### Problem description
Locate the lines of the listing below that hold "chart", then copy each of them.

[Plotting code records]
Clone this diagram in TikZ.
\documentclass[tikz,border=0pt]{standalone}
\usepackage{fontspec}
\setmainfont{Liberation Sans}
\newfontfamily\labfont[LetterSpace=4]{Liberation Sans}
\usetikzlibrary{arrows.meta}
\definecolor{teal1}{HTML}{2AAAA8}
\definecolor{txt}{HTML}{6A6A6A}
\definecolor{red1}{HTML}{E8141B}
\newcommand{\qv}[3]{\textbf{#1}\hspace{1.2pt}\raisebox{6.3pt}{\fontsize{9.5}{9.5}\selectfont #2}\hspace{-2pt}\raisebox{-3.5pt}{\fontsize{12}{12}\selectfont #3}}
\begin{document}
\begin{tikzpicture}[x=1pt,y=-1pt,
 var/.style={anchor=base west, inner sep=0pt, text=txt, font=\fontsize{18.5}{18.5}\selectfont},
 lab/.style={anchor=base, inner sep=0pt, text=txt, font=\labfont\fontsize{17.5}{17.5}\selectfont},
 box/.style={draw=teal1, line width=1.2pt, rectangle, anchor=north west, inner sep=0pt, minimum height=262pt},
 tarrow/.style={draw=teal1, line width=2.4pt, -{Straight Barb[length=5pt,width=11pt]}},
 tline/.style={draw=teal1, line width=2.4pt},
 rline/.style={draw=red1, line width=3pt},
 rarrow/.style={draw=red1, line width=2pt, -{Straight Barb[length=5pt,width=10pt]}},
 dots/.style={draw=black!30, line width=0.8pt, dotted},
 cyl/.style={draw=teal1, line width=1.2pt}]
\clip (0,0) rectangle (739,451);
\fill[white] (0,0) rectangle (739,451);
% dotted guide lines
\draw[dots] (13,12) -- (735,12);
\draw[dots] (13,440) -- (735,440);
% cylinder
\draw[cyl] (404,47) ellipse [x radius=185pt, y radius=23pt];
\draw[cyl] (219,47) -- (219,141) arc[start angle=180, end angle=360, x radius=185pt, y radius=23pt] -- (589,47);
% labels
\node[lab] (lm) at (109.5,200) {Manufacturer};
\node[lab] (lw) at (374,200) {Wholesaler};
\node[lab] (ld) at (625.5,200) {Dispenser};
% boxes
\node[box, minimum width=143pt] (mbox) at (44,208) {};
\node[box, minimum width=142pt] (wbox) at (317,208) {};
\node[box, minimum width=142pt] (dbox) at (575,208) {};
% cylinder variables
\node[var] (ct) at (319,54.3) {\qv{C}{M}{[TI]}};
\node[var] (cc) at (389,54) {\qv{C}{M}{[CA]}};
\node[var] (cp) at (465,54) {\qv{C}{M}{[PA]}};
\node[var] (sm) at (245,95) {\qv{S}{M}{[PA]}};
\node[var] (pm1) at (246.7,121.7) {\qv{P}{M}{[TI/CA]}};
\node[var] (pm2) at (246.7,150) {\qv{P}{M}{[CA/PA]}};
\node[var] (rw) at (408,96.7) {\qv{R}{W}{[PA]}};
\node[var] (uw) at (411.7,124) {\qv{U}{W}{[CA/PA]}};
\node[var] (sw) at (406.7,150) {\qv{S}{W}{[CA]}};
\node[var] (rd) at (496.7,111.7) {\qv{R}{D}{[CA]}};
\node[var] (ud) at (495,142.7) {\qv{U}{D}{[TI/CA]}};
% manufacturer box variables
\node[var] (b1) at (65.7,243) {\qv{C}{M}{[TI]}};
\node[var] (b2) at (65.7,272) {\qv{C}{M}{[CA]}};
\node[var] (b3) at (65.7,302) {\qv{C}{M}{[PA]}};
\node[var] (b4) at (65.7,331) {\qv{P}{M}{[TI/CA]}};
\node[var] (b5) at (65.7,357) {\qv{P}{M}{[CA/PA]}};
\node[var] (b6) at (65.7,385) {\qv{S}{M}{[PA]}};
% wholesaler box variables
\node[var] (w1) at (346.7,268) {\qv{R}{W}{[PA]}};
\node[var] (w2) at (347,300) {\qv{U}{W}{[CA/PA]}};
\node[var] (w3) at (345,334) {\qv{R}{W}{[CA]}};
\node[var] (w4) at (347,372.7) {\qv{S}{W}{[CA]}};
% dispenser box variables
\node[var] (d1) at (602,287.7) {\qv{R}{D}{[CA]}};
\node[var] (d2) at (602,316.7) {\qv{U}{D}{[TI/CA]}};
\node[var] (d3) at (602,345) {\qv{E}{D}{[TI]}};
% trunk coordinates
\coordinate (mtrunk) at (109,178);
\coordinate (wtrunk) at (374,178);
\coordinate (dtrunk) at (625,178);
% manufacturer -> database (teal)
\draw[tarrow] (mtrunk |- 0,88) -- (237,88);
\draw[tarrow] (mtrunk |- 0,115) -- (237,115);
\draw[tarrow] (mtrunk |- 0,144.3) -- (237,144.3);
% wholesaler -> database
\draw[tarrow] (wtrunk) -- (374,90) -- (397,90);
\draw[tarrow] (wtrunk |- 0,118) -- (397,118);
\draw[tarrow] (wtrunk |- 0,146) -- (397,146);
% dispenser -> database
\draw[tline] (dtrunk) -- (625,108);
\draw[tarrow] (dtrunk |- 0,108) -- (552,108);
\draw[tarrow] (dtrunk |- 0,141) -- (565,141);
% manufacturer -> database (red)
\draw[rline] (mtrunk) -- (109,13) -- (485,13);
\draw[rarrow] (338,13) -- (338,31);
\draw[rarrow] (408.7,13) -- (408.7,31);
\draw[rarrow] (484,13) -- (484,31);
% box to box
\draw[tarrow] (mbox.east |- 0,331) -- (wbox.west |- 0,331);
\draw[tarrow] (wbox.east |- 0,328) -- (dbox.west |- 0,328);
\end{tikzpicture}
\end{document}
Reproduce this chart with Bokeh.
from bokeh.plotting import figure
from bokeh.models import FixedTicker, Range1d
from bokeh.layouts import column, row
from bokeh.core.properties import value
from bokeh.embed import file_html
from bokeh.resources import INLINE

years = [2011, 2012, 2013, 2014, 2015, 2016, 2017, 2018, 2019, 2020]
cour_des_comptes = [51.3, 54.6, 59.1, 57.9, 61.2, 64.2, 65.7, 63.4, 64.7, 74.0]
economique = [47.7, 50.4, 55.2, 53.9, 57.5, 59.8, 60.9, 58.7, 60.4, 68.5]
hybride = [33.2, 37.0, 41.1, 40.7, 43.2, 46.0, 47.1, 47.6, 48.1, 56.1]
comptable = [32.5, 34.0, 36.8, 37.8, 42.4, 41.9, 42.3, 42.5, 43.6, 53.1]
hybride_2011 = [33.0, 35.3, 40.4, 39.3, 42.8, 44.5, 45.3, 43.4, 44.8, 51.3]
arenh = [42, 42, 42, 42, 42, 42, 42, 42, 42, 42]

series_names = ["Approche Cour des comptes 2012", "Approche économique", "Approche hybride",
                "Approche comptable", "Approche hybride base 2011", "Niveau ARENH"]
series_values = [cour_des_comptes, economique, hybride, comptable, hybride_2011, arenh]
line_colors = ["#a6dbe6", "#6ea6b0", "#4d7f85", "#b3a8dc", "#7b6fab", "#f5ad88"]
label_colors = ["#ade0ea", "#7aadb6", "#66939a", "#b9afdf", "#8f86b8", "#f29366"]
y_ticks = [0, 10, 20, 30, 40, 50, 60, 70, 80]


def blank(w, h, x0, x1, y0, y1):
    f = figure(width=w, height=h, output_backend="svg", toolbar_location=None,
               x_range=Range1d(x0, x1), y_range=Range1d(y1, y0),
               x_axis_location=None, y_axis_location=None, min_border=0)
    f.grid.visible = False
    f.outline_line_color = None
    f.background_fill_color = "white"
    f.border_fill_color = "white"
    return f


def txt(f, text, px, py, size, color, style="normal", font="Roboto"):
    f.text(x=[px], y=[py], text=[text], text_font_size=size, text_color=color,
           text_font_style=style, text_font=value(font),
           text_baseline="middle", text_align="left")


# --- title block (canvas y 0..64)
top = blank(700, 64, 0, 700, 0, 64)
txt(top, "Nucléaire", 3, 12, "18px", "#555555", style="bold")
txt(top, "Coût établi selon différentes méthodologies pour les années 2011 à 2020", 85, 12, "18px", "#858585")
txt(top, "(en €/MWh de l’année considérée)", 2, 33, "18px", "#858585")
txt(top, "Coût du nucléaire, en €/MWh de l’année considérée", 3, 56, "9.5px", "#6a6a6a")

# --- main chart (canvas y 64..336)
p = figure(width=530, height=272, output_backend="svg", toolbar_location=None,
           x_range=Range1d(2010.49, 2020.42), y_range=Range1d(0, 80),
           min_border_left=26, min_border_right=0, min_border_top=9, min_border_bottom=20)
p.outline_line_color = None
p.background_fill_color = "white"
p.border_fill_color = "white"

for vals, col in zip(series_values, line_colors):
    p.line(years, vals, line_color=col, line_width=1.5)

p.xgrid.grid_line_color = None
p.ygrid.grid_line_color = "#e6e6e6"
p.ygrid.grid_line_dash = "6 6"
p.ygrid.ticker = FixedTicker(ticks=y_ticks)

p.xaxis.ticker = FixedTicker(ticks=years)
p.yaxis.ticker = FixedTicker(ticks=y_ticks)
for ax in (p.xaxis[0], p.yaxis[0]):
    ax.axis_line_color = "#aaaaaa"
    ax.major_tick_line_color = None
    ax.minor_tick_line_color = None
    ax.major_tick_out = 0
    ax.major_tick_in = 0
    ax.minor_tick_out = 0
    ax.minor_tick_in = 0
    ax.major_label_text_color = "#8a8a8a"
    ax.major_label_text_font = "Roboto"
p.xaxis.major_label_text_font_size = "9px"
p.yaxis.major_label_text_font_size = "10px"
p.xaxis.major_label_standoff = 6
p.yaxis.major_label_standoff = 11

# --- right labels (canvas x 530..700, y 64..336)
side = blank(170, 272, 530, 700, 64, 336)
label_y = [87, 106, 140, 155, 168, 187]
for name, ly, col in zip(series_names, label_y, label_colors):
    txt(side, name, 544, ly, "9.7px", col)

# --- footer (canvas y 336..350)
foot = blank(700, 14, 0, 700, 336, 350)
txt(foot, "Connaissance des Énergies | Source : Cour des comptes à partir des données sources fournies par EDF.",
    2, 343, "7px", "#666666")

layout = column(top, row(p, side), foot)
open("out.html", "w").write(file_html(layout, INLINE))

### Complete response
Reproduce this chart with Bokeh.
# --- main chart (canvas y 64..336)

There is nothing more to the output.